Galileo's death last year at the age of 23 of course brings about a gradual closing of a truly vital era of bloodstock for those of us who have been fortunate enough to live through his supremacy. But his name continues to loom large, in racecards, in racing's history books and now, deservedly, in British racing's Hall Of Fame, into which he was the most recent inductee just last week. In the post-Oaks press conference sat MV Magnier, Michael Tabor, and Aidan O'Brien, three names intrinsically linked to the great horse who fittingly helped to push his trainer to a new benchmark courtesy of his daughter Tuesday (Ire).
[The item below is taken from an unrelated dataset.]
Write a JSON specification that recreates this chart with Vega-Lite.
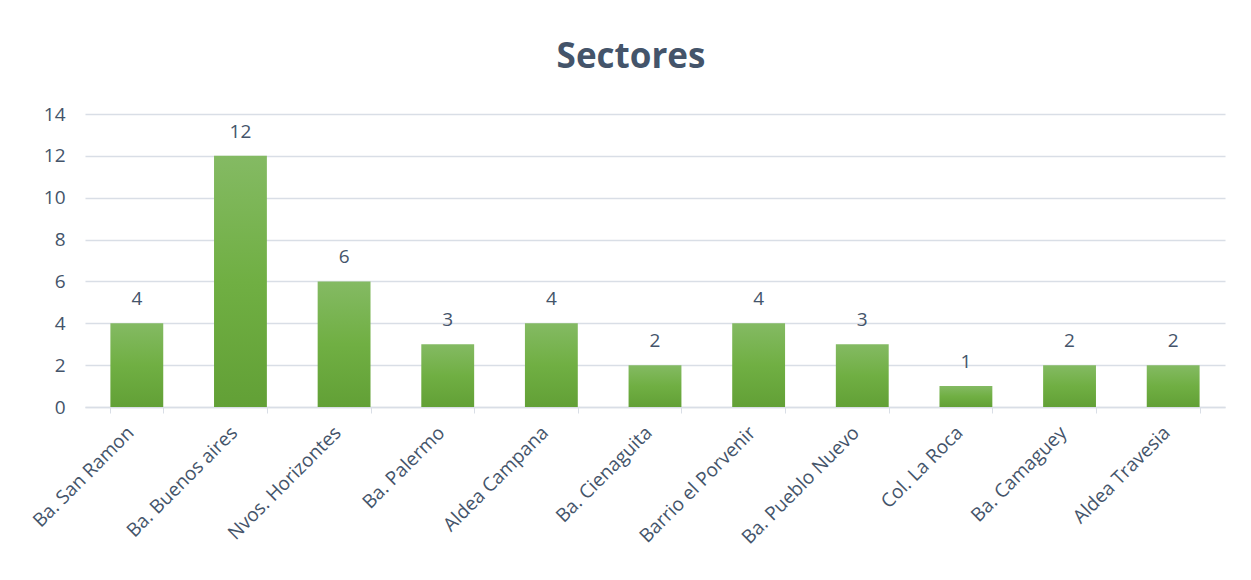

“I can't even put it into words how much this horse has meant to us,” said Magnier in tribute to Galileo. “He has changed a lot of people's lives. It's not just us, he has affected a lot of people.

“I remember my father saying that Sadler's Wells's record was never, ever going to be repeated and couldn't be bettered, but Galileo has managed to do that. Those Galileo mares, they are so tough, and for everything he has done we have a lot to be grateful for.”

Magnier was also not stinting in his praise of O'Brien. He said as the trainer walked into the press conference, “I was hoping he was not going to hear me say this but he is an incredible man. All that he has achieved to date is incredible. He works harder than anybody I've ever met in my life and he deserves everything he gets.”

Tabor agreed. “It is just a work ethic which is non-stop,” he said. “I guess it's like baking a cake. You need every ingredient to make it a cake that you really want, and if you are lacking any ingredient then it's going to be ok but you are not going to reach the pinnacle.

“And I do feel that every ingredient, from what John Magnier has built that over the years, has made Ballydoyle the place it is, so that it has every facility possible to get the best out of those pedigrees. And don't forget that John selected Aidan when he was just another trainer, but he could see what he was achieving from nothing, and he made the appointment and it has been a success story ever since.”

Tabor added, “As I say, you need all the ingredients, and the pedigrees are so important, there's no question about that.”

Tuesday's pedigree is already eminently familiar to those who have been following the Classic scene in recent years, for she follows her sister Minding (Ire) in winning the Oaks. That great filly had already won the 1000 Guineas and been beaten a head into second in the Irish 1000 Guineas when she triumphed at Epsom, and, having gone up the distance scale, dropped back down during her 3-year-old season to add the Pretty Polly, the Nassau and the Queen Elizabeth II S. to her incredible year. Last year another sister, Empress Josephine (Ire), won the Irish 1000 Guineas, while Tuesday, a rare June foal, has also placed in both Guineas en route to her own Classic success.

“Today is her birthday,” said Magnier of Tuesday, who is a full four months younger than the eldest filly in the Oaks, Rogue Millennium (GB). “And the biggest thing that you can take from that is that we are just going to keep covering mares for a lot longer. She's a very nice filly and all of that but she is only three today and she has just won an Oaks. I think people are just thinking too much towards the sales-ring but this just goes to show you that you can keep covering your mares [later in the season].”

O'Brien added ominously, “She's not three until today and she's [won] after running in two Guineas already. It's very hard to quantify but it's quite possible that there's a lot more to come from her.”

So speaks the man who, at 52, can still be regarded as something of a precocious talent himself. He may already have rewritten the record books, but it is safe to assume that there is still also plenty more to come from Aidan O'Brien, perhaps even as soon as Derby day.